VMware vSphere ESXi 7.x
VMware vSphere ESXi 8.x

Cause

As message states this indicates some problem on the physical fiber channel link ( Fiber-optic cable) or the SFP on FC-Switch connected to this host.

FRAME DROP events suggests a possible connectivity issue or congestion. An erroneous FC Port can also lead to this issue.

Host Status [H:0x7] :- This status is returned when a device has been reset due to a Storage Initiator Error. This typically occurs due to an outdated HBA firmware or possibly (though rarely) as the result of a bad HBA.
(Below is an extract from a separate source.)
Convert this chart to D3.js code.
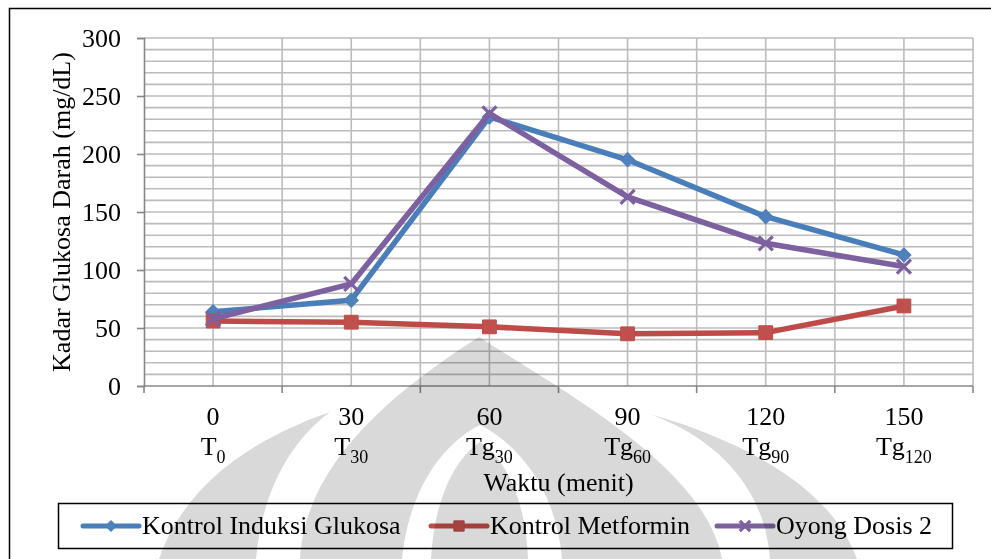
<!DOCTYPE html>
<html>
<head>
<meta charset="utf-8">
<script src="https://cdn.jsdelivr.net/npm/d3@7"></script>
<style>
  body { margin: 0; background: #fff; }
  svg { display: block; font-family: 'Liberation Serif', 'Times New Roman', serif; }
</style>
</head>
<body>
<div id="chart"></div>
<script>
// data
const minutes = ['0', '30', '60', '90', '120', '150'];
const stageMain = ['T', 'T', 'Tg', 'Tg', 'Tg', 'Tg'];
const stageSub = ['0', '30', '30', '60', '90', '120'];
const seriesNames = ['Kontrol Induksi Glukosa', 'Kontrol Metformin', 'Oyong Dosis 2'];
const kontrolInduksi = [64, 74, 232, 195, 146, 113];
const kontrolMetformin = [56, 55, 51, 45, 46, 69];
const oyongDosis2 = [58, 88, 235, 163, 123, 103];
const yTicks = [0, 50, 100, 150, 200, 250, 300];

let width = 991;
let height = 559;
let margin = ({ top: 38, right: 18, bottom: 173, left: 144 });

let svg = d3.select('#chart')
    .append('svg')
    .attr('width', width)
    .attr('height', height);

let x = d3.scaleBand()
    .domain(minutes)
    .range([margin.left, width - margin.right]);

let y = d3.scaleLinear()
    .domain([0, 300])
    .range([height - margin.bottom, margin.top]);

let bw = x.bandwidth();
let y0 = y(0);

// outer frame
svg.append('rect')
    .attr('x', 9.5)
    .attr('y', 8.5)
    .attr('width', 1000)
    .attr('height', 600)
    .attr('fill', 'none')
    .attr('stroke', '#000')
    .attr('stroke-width', 1.5);

// gridlines
let grid = svg.append('g')
    .attr('stroke', '#bcbcbc')
    .attr('stroke-width', 1.6);

grid.selectAll('line.h')
    .data(d3.range(10, 301, 10))
    .enter()
    .append('line')
    .attr('x1', margin.left)
    .attr('x2', width - margin.right)
    .attr('y1', d => y(d))
    .attr('y2', d => y(d));

let vx = [];
minutes.forEach(m => { vx.push(x(m) + bw / 2); vx.push(x(m) + bw); });

grid.selectAll('line.v')
    .data(vx)
    .enter()
    .append('line')
    .attr('x1', d => d)
    .attr('x2', d => d)
    .attr('y1', margin.top)
    .attr('y2', y0);

// y axis
let yAxis = g => g
    .attr('transform', `translate(${margin.left},0)`)
    .call(d3.axisLeft(y).tickValues(yTicks).tickSize(7).tickPadding(16))
    .call(g => g.selectAll('.domain, .tick line').attr('stroke', '#878787').attr('stroke-width', 1.6))
    .call(g => g.selectAll('.tick text')
        .attr('fill', '#000')
        .style('font-size', '26px')
        .style('font-family', "'Liberation Serif', serif"));

svg.append('g').call(yAxis);

// x axis: ticks on band edges
let xEdges = [margin.left].concat(minutes.map(m => x(m) + bw));

let xg = svg.append('g');
xg.append('line')
    .attr('x1', margin.left)
    .attr('x2', width - margin.right)
    .attr('y1', y0)
    .attr('y2', y0)
    .attr('stroke', '#878787')
    .attr('stroke-width', 1.6);

xg.selectAll('line.t')
    .data(xEdges)
    .enter()
    .append('line')
    .attr('x1', d => d)
    .attr('x2', d => d)
    .attr('y1', y0)
    .attr('y2', y0 + 7)
    .attr('stroke', '#878787')
    .attr('stroke-width', 1.6);

xg.selectAll('text.min')
    .data(minutes)
    .enter()
    .append('text')
    .attr('x', d => x(d) + bw / 2)
    .attr('y', y0 + 39)
    .attr('text-anchor', 'middle')
    .style('font-size', '26px')
    .text(d => d);

let st = xg.selectAll('text.stage')
    .data(minutes)
    .enter()
    .append('text')
    .attr('x', d => x(d) + bw / 2)
    .attr('y', y0 + 69)
    .attr('text-anchor', 'middle')
    .style('font-size', '26px');

st.append('tspan').text((d, i) => stageMain[i]);
st.append('tspan')
    .attr('dy', 8)
    .style('font-size', '18px')
    .text((d, i) => stageSub[i]);

// axis titles
svg.append('text')
    .attr('x', (margin.left + width - margin.right) / 2)
    .attr('y', 491)
    .attr('text-anchor', 'middle')
    .style('font-size', '26px')
    .text('Waktu (menit)');

svg.append('text')
    .attr('transform', `translate(70, ${(margin.top + y0) / 2}) rotate(-90)`)
    .attr('text-anchor', 'middle')
    .style('font-size', '26px')
    .text('Kadar Glukosa Darah (mg/dL)');

// series
let series = [
    { name: seriesNames[0], values: kontrolInduksi, color: '#4a7ebb', fill: '#4f81bd', shape: 'diamond' },
    { name: seriesNames[1], values: kontrolMetformin, color: '#be4b48', fill: '#c0504d', shape: 'square' },
    { name: seriesNames[2], values: oyongDosis2, color: '#7d60a0', fill: '#7d60a0', shape: 'x' }
];

let line = d3.line()
    .x((d, i) => x(minutes[i]) + bw / 2)
    .y(d => y(d));

function marker(g, shape, big) {
    let k = big ? 1 : 0.75;
    if (shape === 'diamond') {
        g.append('path')
            .attr('d', d3.symbol(d3.symbolSquare, 100 * k * k)())
            .attr('transform', 'rotate(45)');
    } else if (shape === 'square') {
        g.append('path')
            .attr('d', d3.symbol(d3.symbolSquare, 190 * k * k)());
    } else {
        g.append('path')
            .attr('d', d3.symbol(d3.symbolX, 130 * k * k)())
            .attr('fill', 'none')
            .attr('stroke-width', 3.2);
    }
}

series.forEach(s => {
    let g = svg.append('g');
    g.append('path')
        .datum(s.values)
        .attr('fill', 'none')
        .attr('stroke', s.color)
        .attr('stroke-width', 5.5)
        .attr('stroke-linejoin', 'round')
        .attr('d', line);

    g.selectAll('g.m')
        .data(s.values)
        .enter()
        .append('g')
        .attr('transform', (d, i) => `translate(${x(minutes[i]) + bw / 2},${y(d)})`)
        .attr('fill', s.fill)
        .attr('stroke', s.color)
        .each(function () { marker(d3.select(this), s.shape, true); });
});

// legend
let legend = svg.append('g');
legend.append('rect')
    .attr('x', 58.5)
    .attr('y', 503.5)
    .attr('width', 894)
    .attr('height', 45)
    .attr('fill', 'none')
    .attr('stroke', '#000')
    .attr('stroke-width', 1.5);

let legendX = [83, 431, 717];
series.forEach((s, i) => {
    let g = legend.append('g').attr('transform', `translate(${legendX[i]},526)`);
    g.append('line')
        .attr('x1', 0)
        .attr('x2', 56)
        .attr('stroke', s.color)
        .attr('stroke-width', 5)
        .attr('stroke-linecap', 'round');
    let m = g.append('g')
        .attr('transform', 'translate(28,0)')
        .attr('fill', s.fill)
        .attr('stroke', s.color);
    marker(m, s.shape, false);
    g.append('text')
        .attr('x', 59)
        .attr('y', 8)
        .style('font-size', '26px')
        .text(s.name);
});

// faint background logo (watermark) in the lower half
let wm = svg.append('g')
    .style('mix-blend-mode', 'multiply')
    .attr('pointer-events', 'none');

let wmGray = [
    'M159,559 C185,485 250,440 330,412 C292,440 262,490 256,559 Z',
    'M300,559 C305,470 380,400 479,337 C578,400 705,470 722,559 Z',
    'M770,559 C765,490 720,440 650,414 C740,440 830,485 857,559 Z'
];
let wmWhite = [
    'M402,559 C410,480 450,440 480,425 C510,440 555,480 562,559 Z'
];
let wmInner = [
    'M431,559 C435,490 460,455 480,442 C500,455 525,490 528,559 Z'
];

wm.selectAll('path.g1').data(wmGray).enter().append('path')
    .attr('d', d => d).attr('fill', '#d9d9d9');
wm.selectAll('path.w1').data(wmWhite).enter().append('path')
    .attr('d', d => d).attr('fill', '#fff');
wm.selectAll('path.g2').data(wmInner).enter().append('path')
    .attr('d', d => d).attr('fill', '#d9d9d9');
</script>
</body>
</html>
Dropped frames and CRC errors are critical Fibre Channel issues that typically stem from faulty cables, SFPs, switch port instability, or degraded transceivers. These conditions can cause I/O disruptions, path flapping, or degraded VM performance.

Resolution

Engage with the fabric/hardware/storage vendor to investigate and mitigate the dropped frames in the environment.